After earlier reliance on external loans, the government is now supplementing financing through a railway development levy charged on cargo, as part of efforts to keep the project moving while managing debt risks. Authorities argue that the medium‑ to long‑term gains in trade volumes, jobs and tax revenue will outweigh the upfront costs of construction.

 

Local impacts and growth corridors

Studies of Kenya’s existing SGR segments show the railway has already begun to reshape settlement patterns, land values and business activity along the Mombasa–Nairobi–Naivasha corridor. New trade hubs, logistics parks and real estate developments have emerged near stations, even as some roadside towns that depended on long‑distance trucking have struggled with declining traffic.

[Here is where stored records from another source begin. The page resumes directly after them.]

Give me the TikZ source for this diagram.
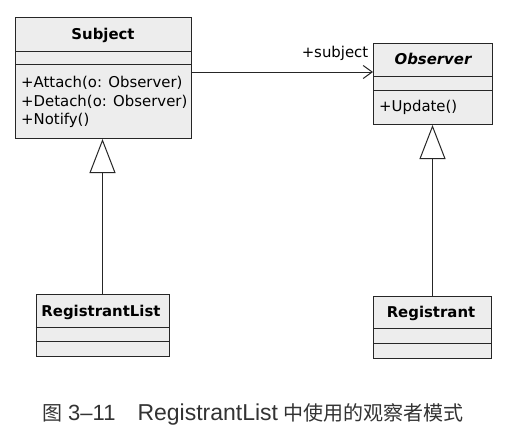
\documentclass[tikz,border=0pt]{standalone}
\usepackage{fontspec}
\setmainfont{DejaVu Sans}
\newfontfamily\cjk{Noto Sans CJK SC}
\newfontfamily\lat{Liberation Sans}
\usetikzlibrary{arrows.meta}
\newcommand\umlsize{\fontsize{14.9}{17}\selectfont}
\begin{document}
\begin{tikzpicture}[x=1pt,y=-1pt,
  cls/.style={draw=black!85, fill=black!7, line width=1pt, inner sep=0pt, anchor=north west},
  div/.style={draw=black!85, line width=1pt},
  title/.style={font=\umlsize\bfseries, anchor=base, inner sep=0pt},
  meth/.style={font=\umlsize, anchor=base west, inner sep=0pt},
  assoc/.style={draw=black!85, line width=1pt, -{Straight Barb[length=9pt,width=13pt]}},
  gen/.style={draw=black!85, line width=1pt, -{Triangle[open,length=34pt,width=26pt,fill=white]}},
]
\useasboundingbox (0,0) rectangle (511,439);
\fill[white] (0,0) rectangle (511,439);

% Subject
\node[cls, minimum width=176pt, minimum height=121pt] (subj) at (15,17) {};
\draw[div] ([yshift=-34pt]subj.north west) -- ([yshift=-34pt]subj.north east);
\draw[div] ([yshift=-47pt]subj.north west) -- ([yshift=-47pt]subj.north east);
\node[title] (subjT) at (103,39) {Subject};
\node[meth] (m1) at (21,87.5) {+Attach(o: Observer)};
\node[meth] (m2) at (21,106) {+Detach(o: Observer)};
\node[meth] (m3) at (21,124.5) {+Notify()};

% Observer
\node[cls, minimum width=119pt, minimum height=81pt] (obs) at (373,43) {};
\draw[div] ([yshift=-33pt]obs.north west) -- ([yshift=-33pt]obs.north east);
\draw[div] ([yshift=-47pt]obs.north west) -- ([yshift=-47pt]obs.north east);
\node[title, font=\umlsize\bfseries\itshape] (obsT) at (433,64) {Observer};
\node[meth] (m4) at (379,111) {+Update()};

% RegistrantList
\node[cls, minimum width=133pt, minimum height=62pt] (rl) at (35.5,294) {};
\draw[div] ([yshift=-33pt]rl.north west) -- ([yshift=-33pt]rl.north east);
\draw[div] ([yshift=-47pt]rl.north west) -- ([yshift=-47pt]rl.north east);
\node[title] (rlT) at (101,316) {RegistrantList};

% Registrant
\node[cls, minimum width=118pt, minimum height=62pt] (reg) at (373,296) {};
\draw[div] ([yshift=-32pt]reg.north west) -- ([yshift=-32pt]reg.north east);
\draw[div] ([yshift=-47pt]reg.north west) -- ([yshift=-47pt]reg.north east);
\node[title] (regT) at (431,317) {Registrant};

% association
\draw[assoc] ([yshift=-55pt]subj.north east) -- ([yshift=-29pt]obs.north west);
\node[font=\umlsize, anchor=base, inner sep=0pt] (lbl) at (335,57) {+subject};

% generalizations
\draw[gen] (rl.north) -- (rl.north |- subj.south);
\draw[gen] (reg.north) -- (reg.north |- obs.south);

% caption
\node[anchor=base west, inner sep=0pt, text=black!80] (cap) at (42,420)
  {{\cjk\fontsize{20}{22}\selectfont 图}\hspace{6pt}{\lat\fontsize{22}{24}\selectfont 3–11}\hspace{22pt}{\lat\fontsize{23}{24}\selectfont RegistrantList}\hspace{5pt}{\cjk\fontsize{20}{22}\selectfont 中使用的观察者模式}};
\end{tikzpicture}
\end{document}
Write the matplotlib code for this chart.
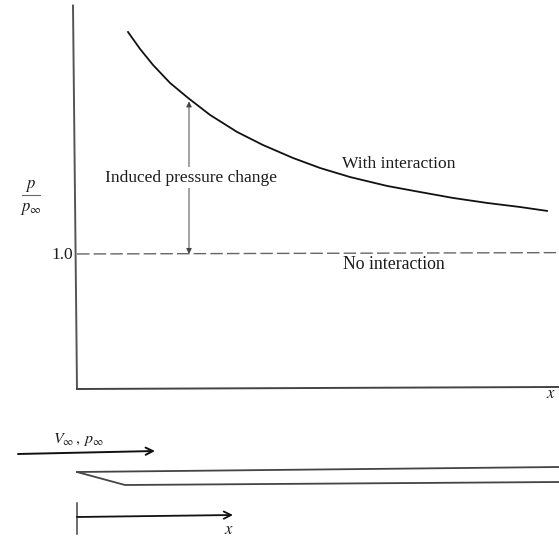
import numpy as np
import matplotlib
matplotlib.use('Agg')
import matplotlib.pyplot as plt

plt.rcParams['font.family'] = ['Liberation Serif', 'DejaVu Serif']
plt.rcParams['mathtext.fontset'] = 'stix'

# curve, x in picture units from the leading edge
x_curve = [51, 63, 76, 93, 111, 133, 160, 186, 216, 243, 273, 310, 343, 376, 410, 443, 470]
p_curve = [2.644, 2.519, 2.400, 2.267, 2.156, 2.030, 1.904, 1.807, 1.711, 1.637, 1.570, 1.504,
           1.459, 1.415, 1.378, 1.348, 1.319]
x_base = [0, 482]
p_base = [1.0, 1.01]
x_axis_y = [-4, 0]
p_axis_y = [2.84, 0.0]
x_axis_x = [0, 482]
p_axis_x = [0.0, 0.015]

# lower sketch, in picture units
flow_x = [18, 155]
flow_y = [454, 451]
plate_top_x = [77, 559]
plate_top_y = [472, 467]
plate_low_x = [77, 125, 559]
plate_low_y = [472, 485, 482]
station_x = [77, 233]
station_y = [517, 515]
tick_x = [77, 77]
tick_y = [503, 534]

ink = '#1c1c1c'
W, H = 559, 537
fig = plt.figure(figsize=(W / 100, H / 100), dpi=100)

ax = fig.add_axes([77 / W, 1 - 389 / H, 482 / W, 384 / H])
ax.set_xlim(0, 482)
ax.set_ylim(0, 2.844)
ax.axis('off')
ax.plot(x_curve, p_curve, color='#111111', lw=1.3, clip_on=False)
ax.plot(x_base, p_base, color='#666666', lw=1.0, dashes=(9, 3))
ax.plot(x_axis_y, p_axis_y, color='#555555', lw=1.4, clip_on=False)
ax.plot(x_axis_x, p_axis_x, color='#444444', lw=1.4, clip_on=False)
ax.annotate('', xy=(112, 2.13), xytext=(112, 1.0),
            arrowprops=dict(arrowstyle='<|-|>', color='#444444', lw=0.7, mutation_scale=8, shrinkA=0, shrinkB=0))
ax.text(114, 1.565, 'Induced pressure change', ha='center', va='center', fontsize=12.5, color=ink,
        bbox=dict(facecolor='white', edgecolor='none', pad=2))
ax.text(322, 1.665, 'With interaction', ha='center', va='center', fontsize=12.6, color=ink)
ax.text(317, 0.92, 'No interaction', ha='center', va='center', fontsize=12.8, color=ink)
ax.text(-4, 0.995, '1.0', ha='right', va='center', fontsize=12.5, color=ink)
ax.text(-46, 1.50, r'$p$', ha='center', va='center', fontsize=12, color=ink)
ax.plot([-55, -37], [1.435, 1.435], color='#666666', lw=0.8, clip_on=False)
ax.text(-46, 1.33, r'$p_{\infty}$', ha='center', va='center', fontsize=12, color=ink)
ax.text(474, -0.035, r'$x$', ha='center', va='center', fontsize=12, color=ink)

sk = fig.add_axes([0, 0, 1, 1 - 390 / H])
sk.set_xlim(0, W)
sk.set_ylim(H, 390)
sk.axis('off')
sk.patch.set_alpha(0)
sk.plot(plate_top_x, plate_top_y, color='#444444', lw=1.3)
sk.plot(plate_low_x, plate_low_y, color='#444444', lw=1.3)
sk.plot(tick_x, tick_y, color='#444444', lw=1.1)
sk.annotate('', xy=(flow_x[1], flow_y[1]), xytext=(flow_x[0], flow_y[0]),
            arrowprops=dict(arrowstyle='->', color='#111111', lw=1.4, mutation_scale=13, shrinkA=0, shrinkB=0))
sk.annotate('', xy=(station_x[1], station_y[1]), xytext=(station_x[0], station_y[0]),
            arrowprops=dict(arrowstyle='->', color='#111111', lw=1.3, mutation_scale=13, shrinkA=0, shrinkB=0))
sk.text(78, 440, r'$V_{\infty}\,,\,p_{\infty}$', ha='center', va='center', fontsize=11.5, color=ink)
sk.text(229, 530, r'$x$', ha='center', va='center', fontsize=12, color=ink)

fig.savefig('out.png', dpi=100)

Officials say they plan to incorporate lessons from earlier phases to better manage land acquisition, community displacement and environmental concerns on the western extension. County leaders in western Kenya are also positioning their regions to tap into new investment in warehousing, agro‑processing, tourism and services once SGR services reach Kisumu and the Malaba border.

 

Kenya’s bid to anchor East African logistics

For Kenya, the full Mombasa–Malaba SGR is key to reinforcing its role as the main transport and logistics hub for the EAC in the face of growing competition from alternative routes in Tanzania and elsewhere. A more efficient rail link is expected to make the Northern Corridor more attractive to shippers, deepen regional integration and support continental trade ambitions under the African Continental Free Trade Area (AfCFTA).

With construction now back on track, Nairobi and Kampala will face close scrutiny over how quickly they can deliver the remaining segments and how widely the benefits of this multi‑billion‑shilling investment are shared among communities along the line.